Developing a C++ Package

While developing a C++ package, the same pip install -e . command can be used to compile the package again. Also, you may want to export some debugging flags if you want to debug the current package:

export CFLAGS=$CFLAGS -O0 -g -DBOB_DEBUG -DBZ_DEBUG
export CXXFLAGS=$CXXFLAGS -O0 -g -DBOB_DEBUG -DBZ_DEBUG
pip install -e .

Developing Several Packages from Source

Often it is required not only to develop the current package but also to develop several dependencies from source too. To do so, you can create a requirements file (usually named requirements.txt) and run the following command:

pip install -r requirements.txt

while the content of your requirements.txt file lists the packages that the current package both depends on and the dependencies that you want to develop.
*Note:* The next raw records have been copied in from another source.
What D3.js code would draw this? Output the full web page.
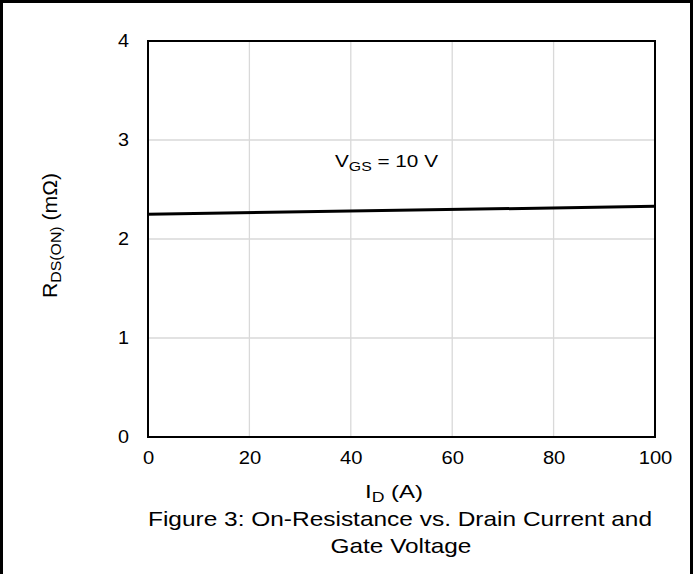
<!DOCTYPE html>
<html><head><meta charset="utf-8">
<script src="https://cdn.jsdelivr.net/npm/d3@7"></script>
<style>
html,body{margin:0;padding:0;background:#fff;}
svg text{font-family:"Liberation Sans",Arial,sans-serif;fill:#000;}
</style></head>
<body>
<svg id="c" width="693" height="574"></svg>
<script>
const currentA = [0, 100];
const rdsOn = [2.25, 2.33];
const xTicks = [0, 20, 40, 60, 80, 100];
const yTicks = [0, 1, 2, 3, 4];
const seriesLabel = "10 V";

const svg = d3.select("#c");
const W = 693, H = 574;
const m = {l:148, t:41, r:655, b:437};

function stretch(sel, f){
  sel.each(function(){
    const w = this.getComputedTextLength();
    d3.select(this).attr("textLength", w*f).attr("lengthAdjust","spacingAndGlyphs");
  });
}

// outer frame
svg.append("path").attr("d", `M1.5,${H} V1.5 H${W-1.5} V${H}`).attr("fill","none").attr("stroke","#000").attr("stroke-width",3);

const x = d3.scaleLinear().domain([0,100]).range([m.l, m.r]);
const y = d3.scaleLinear().domain([0,4]).range([m.b, m.t]);

// grid
svg.append("g").selectAll("line").data(xTicks.slice(1,-1)).join("line")
  .attr("x1",d=>x(d)).attr("x2",d=>x(d)).attr("y1",m.t).attr("y2",m.b)
  .attr("stroke","#d9d9d9").attr("stroke-width",1.3);
svg.append("g").selectAll("line").data(yTicks.slice(1,-1)).join("line")
  .attr("y1",d=>y(d)).attr("y2",d=>y(d)).attr("x1",m.l).attr("x2",m.r)
  .attr("stroke","#d9d9d9").attr("stroke-width",1.3);

// axes via d3
const xAxis = svg.append("g").attr("transform",`translate(0,${m.b})`)
  .call(d3.axisBottom(x).tickValues(xTicks).tickFormat(d3.format("d")).tickSize(0).tickPadding(14));
xAxis.attr("font-size",18).attr("font-family",null);
xAxis.select(".domain").remove();
xAxis.selectAll("text").attr("font-size",18);
stretch(xAxis.selectAll("text"), 1.12);

const yAxis = svg.append("g").attr("transform",`translate(${m.l},0)`)
  .call(d3.axisLeft(y).tickValues(yTicks).tickFormat(d3.format("d")).tickSize(0).tickPadding(19));
yAxis.attr("font-size",18).attr("font-family",null);
yAxis.select(".domain").remove();
yAxis.selectAll("text").attr("font-size",18);
stretch(yAxis.selectAll("text"), 1.1);

// plot border
svg.append("rect").attr("x",m.l).attr("y",m.t).attr("width",m.r-m.l).attr("height",m.b-m.t)
  .attr("fill","none").attr("stroke","#000").attr("stroke-width",2);

// data line
const line = d3.line().x((d,i)=>x(currentA[i])).y(d=>y(d));
svg.append("path").datum(rdsOn).attr("d",line).attr("fill","none").attr("stroke","#000").attr("stroke-width",3);

// annotation
const ann = svg.append("text").attr("x",335).attr("y",167).attr("font-size",17);
ann.append("tspan").text("V");
ann.append("tspan").attr("font-size",13).attr("dy",4).text("GS");
ann.append("tspan").attr("dy",-4).text(" = " + seriesLabel);
ann.attr("textLength",103).attr("lengthAdjust","spacingAndGlyphs");

// x label
const xl = svg.append("text").attr("x",365).attr("y",498).attr("font-size",19);
xl.append("tspan").text("I");
xl.append("tspan").attr("font-size",14).attr("dy",4).text("D");
xl.append("tspan").attr("dy",-4).text(" (A)");
xl.attr("textLength",58).attr("lengthAdjust","spacingAndGlyphs");

// y label
const yl = svg.append("text").attr("transform","translate(57,298) rotate(-90)").attr("font-size",20);
yl.append("tspan").text("R");
yl.append("tspan").attr("font-size",15).attr("dy",4).text("DS(ON)");
yl.append("tspan").attr("dy",-4).text(" (mΩ)");
yl.attr("textLength",125).attr("lengthAdjust","spacingAndGlyphs");

// caption
const c1 = svg.append("text").attr("x",148).attr("y",526).attr("font-size",21)
  .text("Figure 3: On-Resistance vs. Drain Current and");
c1.attr("textLength",504).attr("lengthAdjust","spacingAndGlyphs");
const c2 = svg.append("text").attr("x",401).attr("y",553).attr("text-anchor","middle").attr("font-size",21)
  .text("Gate Voltage");
stretch(c2, 1.16);
</script>
</body></html>
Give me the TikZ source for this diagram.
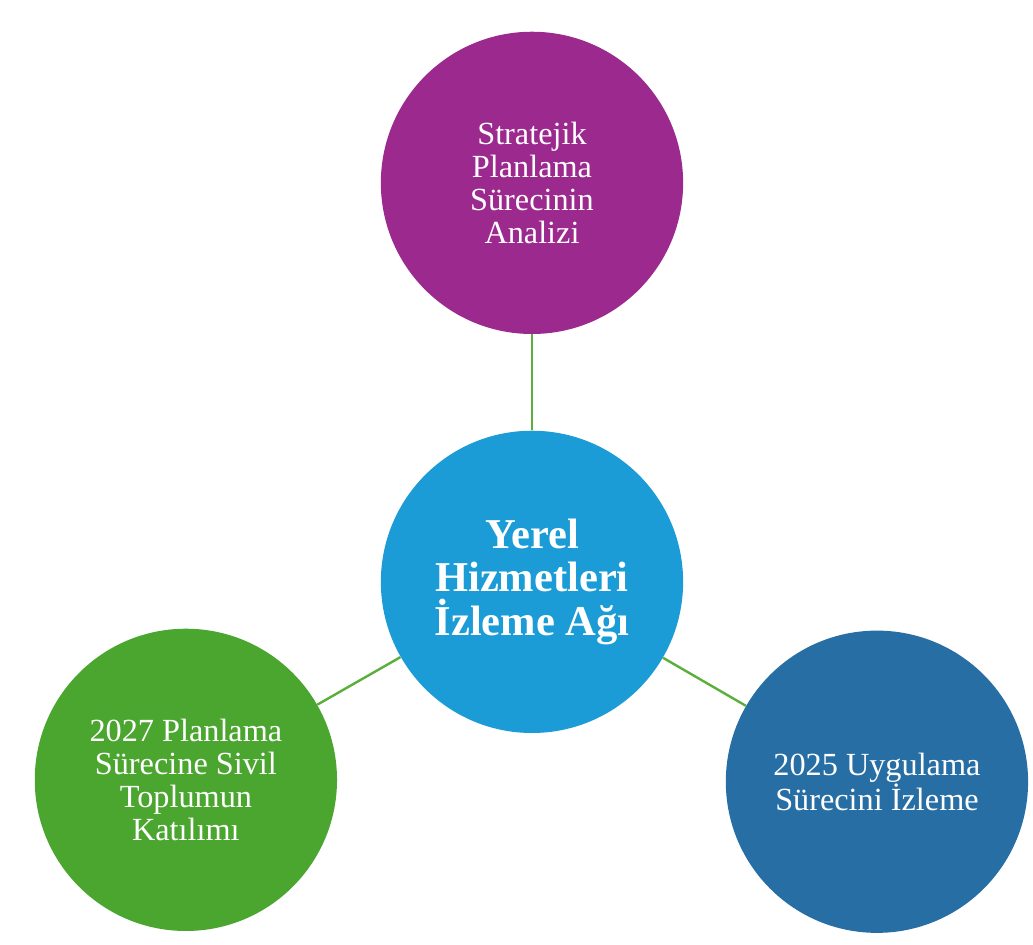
\documentclass[tikz,border=0pt]{standalone}
\usepackage{fontspec}
\setmainfont{Liberation Serif}

\definecolor{planmor}{RGB}{155,41,142}
\definecolor{agmavi}{RGB}{27,156,214}
\definecolor{sivilyesil}{RGB}{74,166,47}
\definecolor{izlemavi}{RGB}{38,110,163}
\definecolor{baglayesil}{RGB}{92,174,58}

\begin{document}
\begin{tikzpicture}
   \useasboundingbox (-14.08,-9.60) rectangle (13.26,15.40);
   \begin{scope}[every node/.style={circle,minimum size=8cm,inner sep=0pt,text=white,align=center,
                 font=\fontsize{24.3}{25}\selectfont}]
    \node[fill=agmavi,font=\bfseries\fontsize{32}{33}\selectfont] (m) at (0,0) {Yerel\\Hizmetleri\\İzleme Ağı};
    \node[fill=planmor] (t) at (0,10.56) {Stratejik\\Planlama\\Sürecinin\\Analizi};
    \node[fill=sivilyesil] (l) at (-9.16,-5.24) {2027 Planlama\\Sürecine Sivil\\Toplumun\\Katılımı};
    \node[fill=izlemavi] (r) at (9.13,-5.29) {2025 Uygulama\\Sürecini İzleme};
   \end{scope}
   \begin{scope}[every edge/.style={draw=baglayesil,line width=1.8pt}]
    \draw  (m) edge (t);
    \draw  (m) edge (l);
    \draw  (m) edge (r);
   \end{scope}
\end{tikzpicture}
\end{document}
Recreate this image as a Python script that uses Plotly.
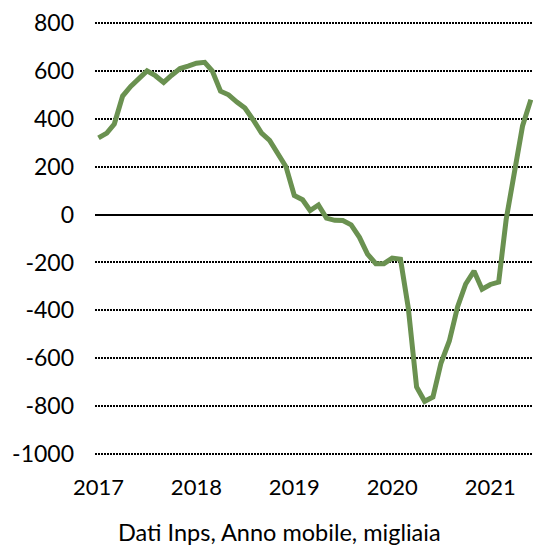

For example, the following requirements.txt file can be used to develop bob.io.image, together with all of its direct and indirect dependencies:

setuptools
-egit+https://gitlab.idiap.ch/bob/bob.extension.git#egg=bob.extension
-egit+https://gitlab.idiap.ch/bob/bob.blitz.git#egg=bob.blitz
-egit+https://gitlab.idiap.ch/bob/bob.core.git#egg=bob.core
-egit+https://gitlab.idiap.ch/bob/bob.io.base.git#egg=bob.io.base
matplotlib

However because of a limitation of pip, you need to install the Bob dependencies that contain C++ code both in order and one by one. This means that pip install -r requirements.txt will not work in this case. Instead, you can run the following command:

tr '\n' '\0' < requirements.txt | xargs -0 -n 1 pip install

Warning

For the tr '\n' '\0' < requirements.txt | xargs -0 -n 1 pip install command to work, you should not have any spaces in your requirements.txt file (notice that -egit+https://... has no spaces) and your Bob dependencies should be listed in their order of dependencies.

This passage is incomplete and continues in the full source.